Within two days, three people have tagged me with the same meme. Guess that means I have to play. Here goes ...
I was tagged by Susan DiPlacido, Dennis Mahagin and Tracer. The rules:
1. We have to post these rules before we give you the facts.
2. Players start with eight random facts/habits about themselves.
3. People who are tagged need to write their own blog about their eight things and post these rules.
4. At the end of your blog, you need to choose eight people to get tagged and list their names.
5. Don’t forget to leave them a comment telling them they’re tagged, and to read your blog.
Here are my eight things:
1. Years ago, I had hypnosis to overcome my fear of needles. When I told a friend I thought the hypnotist was weird she said, "How so?" "Well," I began, intending to enumerate, "he has a handlebar mustache--" "Nuff said," she interrupted. In any case, it worked. Though I'm still squeamish, I can get a shot or have blood drawn without fainting. Most times, anyway.
2. I once had dinner at the home of Terry Jones of Monty Python fame. I was actually an invited guest. This is a long story that begins with my friends and I sneaking into the Broadway rehearsal of Monty Python Live at City Center when we were teenagers, and ends with me doing a semester abroad in London.

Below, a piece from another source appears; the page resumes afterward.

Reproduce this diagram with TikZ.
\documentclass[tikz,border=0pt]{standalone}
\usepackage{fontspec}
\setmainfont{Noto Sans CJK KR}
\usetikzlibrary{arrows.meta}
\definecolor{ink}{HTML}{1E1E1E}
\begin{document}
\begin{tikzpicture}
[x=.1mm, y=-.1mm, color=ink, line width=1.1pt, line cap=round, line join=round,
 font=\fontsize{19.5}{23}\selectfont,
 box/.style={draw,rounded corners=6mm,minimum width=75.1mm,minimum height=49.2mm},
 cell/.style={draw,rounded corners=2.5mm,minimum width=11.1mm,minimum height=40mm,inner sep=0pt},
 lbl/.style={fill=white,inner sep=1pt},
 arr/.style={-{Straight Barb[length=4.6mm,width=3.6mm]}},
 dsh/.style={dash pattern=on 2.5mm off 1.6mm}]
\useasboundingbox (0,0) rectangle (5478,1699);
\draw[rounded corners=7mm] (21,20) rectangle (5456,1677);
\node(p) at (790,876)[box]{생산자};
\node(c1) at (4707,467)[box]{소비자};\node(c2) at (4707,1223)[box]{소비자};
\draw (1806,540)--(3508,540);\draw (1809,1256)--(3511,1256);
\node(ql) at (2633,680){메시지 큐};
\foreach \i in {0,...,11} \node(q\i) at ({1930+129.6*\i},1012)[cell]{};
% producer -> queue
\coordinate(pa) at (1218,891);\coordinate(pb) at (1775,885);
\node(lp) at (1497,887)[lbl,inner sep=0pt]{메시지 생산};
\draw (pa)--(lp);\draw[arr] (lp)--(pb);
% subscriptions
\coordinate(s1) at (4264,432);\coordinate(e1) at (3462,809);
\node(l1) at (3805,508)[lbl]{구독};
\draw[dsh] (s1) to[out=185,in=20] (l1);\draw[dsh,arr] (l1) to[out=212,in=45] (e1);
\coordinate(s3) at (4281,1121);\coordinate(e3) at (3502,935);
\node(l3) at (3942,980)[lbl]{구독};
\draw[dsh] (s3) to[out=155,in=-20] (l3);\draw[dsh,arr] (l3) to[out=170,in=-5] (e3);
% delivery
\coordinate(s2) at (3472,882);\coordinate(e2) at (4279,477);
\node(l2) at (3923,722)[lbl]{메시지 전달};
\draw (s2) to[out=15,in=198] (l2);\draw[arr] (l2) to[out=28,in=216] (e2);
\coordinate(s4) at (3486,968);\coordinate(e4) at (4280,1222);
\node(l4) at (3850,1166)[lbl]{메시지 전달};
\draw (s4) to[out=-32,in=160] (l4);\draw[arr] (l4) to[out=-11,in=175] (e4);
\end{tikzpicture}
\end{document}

3. I believe that chocolate-covered Halvah is tangible proof that God loves me.
4. I used to write Pan Am's frequent flyer newsletter, WorldPass. They were my client at the time that Flight 103 was blown up over Lockerbie. My friends at Pan Am--some of the smartest and most dedicated people I've ever worked with--were more devastated than you can imagine.

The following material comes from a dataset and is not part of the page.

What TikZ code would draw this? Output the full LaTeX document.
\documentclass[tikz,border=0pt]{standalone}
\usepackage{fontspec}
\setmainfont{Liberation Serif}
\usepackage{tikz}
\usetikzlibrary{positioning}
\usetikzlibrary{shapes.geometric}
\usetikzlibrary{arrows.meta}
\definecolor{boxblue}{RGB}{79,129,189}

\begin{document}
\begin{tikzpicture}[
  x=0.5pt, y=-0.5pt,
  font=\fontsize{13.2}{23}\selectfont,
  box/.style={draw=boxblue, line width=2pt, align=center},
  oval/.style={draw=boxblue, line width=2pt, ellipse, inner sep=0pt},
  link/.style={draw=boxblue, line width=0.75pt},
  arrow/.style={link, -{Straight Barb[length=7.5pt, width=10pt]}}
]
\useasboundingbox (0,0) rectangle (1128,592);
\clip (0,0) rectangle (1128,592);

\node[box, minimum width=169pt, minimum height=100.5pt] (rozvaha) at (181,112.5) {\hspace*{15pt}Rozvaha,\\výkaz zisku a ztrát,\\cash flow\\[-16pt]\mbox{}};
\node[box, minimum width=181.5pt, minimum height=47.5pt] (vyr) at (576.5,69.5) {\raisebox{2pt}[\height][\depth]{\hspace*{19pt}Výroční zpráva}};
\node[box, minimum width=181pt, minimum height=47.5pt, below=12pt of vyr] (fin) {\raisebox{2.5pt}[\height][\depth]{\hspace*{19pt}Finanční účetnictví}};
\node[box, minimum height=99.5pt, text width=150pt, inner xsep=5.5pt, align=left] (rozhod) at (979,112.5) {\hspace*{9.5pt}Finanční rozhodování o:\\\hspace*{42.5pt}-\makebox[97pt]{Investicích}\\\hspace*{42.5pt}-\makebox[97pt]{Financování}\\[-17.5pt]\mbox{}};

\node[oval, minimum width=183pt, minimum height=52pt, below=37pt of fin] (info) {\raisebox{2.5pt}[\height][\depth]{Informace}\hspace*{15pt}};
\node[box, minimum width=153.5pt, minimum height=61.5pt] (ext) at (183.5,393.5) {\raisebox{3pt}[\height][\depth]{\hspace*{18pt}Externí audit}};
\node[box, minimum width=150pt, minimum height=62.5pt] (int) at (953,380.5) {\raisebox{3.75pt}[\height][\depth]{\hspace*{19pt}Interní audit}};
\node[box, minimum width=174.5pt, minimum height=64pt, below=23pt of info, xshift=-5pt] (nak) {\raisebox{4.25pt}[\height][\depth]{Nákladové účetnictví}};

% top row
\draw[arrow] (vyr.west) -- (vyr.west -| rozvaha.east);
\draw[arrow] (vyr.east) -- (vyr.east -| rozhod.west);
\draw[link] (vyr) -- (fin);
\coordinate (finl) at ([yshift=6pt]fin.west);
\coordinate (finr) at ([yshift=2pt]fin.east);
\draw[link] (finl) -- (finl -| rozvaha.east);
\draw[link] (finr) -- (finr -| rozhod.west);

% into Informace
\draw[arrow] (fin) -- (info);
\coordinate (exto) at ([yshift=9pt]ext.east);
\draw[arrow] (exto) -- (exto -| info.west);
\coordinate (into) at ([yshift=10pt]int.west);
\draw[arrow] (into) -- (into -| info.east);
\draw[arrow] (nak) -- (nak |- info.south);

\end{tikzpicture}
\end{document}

5. Sometimes I put things on my To Do list after I've already done them, just so I can cross them off.
6. I can never remember where I parked my car, but I can recite the whole opening to Superman (faster than a speeding bullet ... more powerful than a locomotive ... ), all the words to Meredith Wilson's "Trouble" (right here in River City), numerous Dorothy Parker poems, Miniver Cheevy, and a bunch of other stuff that does me absolutely no good.
7. I can draw a passable Mickey Mouse.
8. There's a word in my first novel that I made up. So far, no one has caught it, though I'd like to offer my apologies to the woman who had to translate the text into German.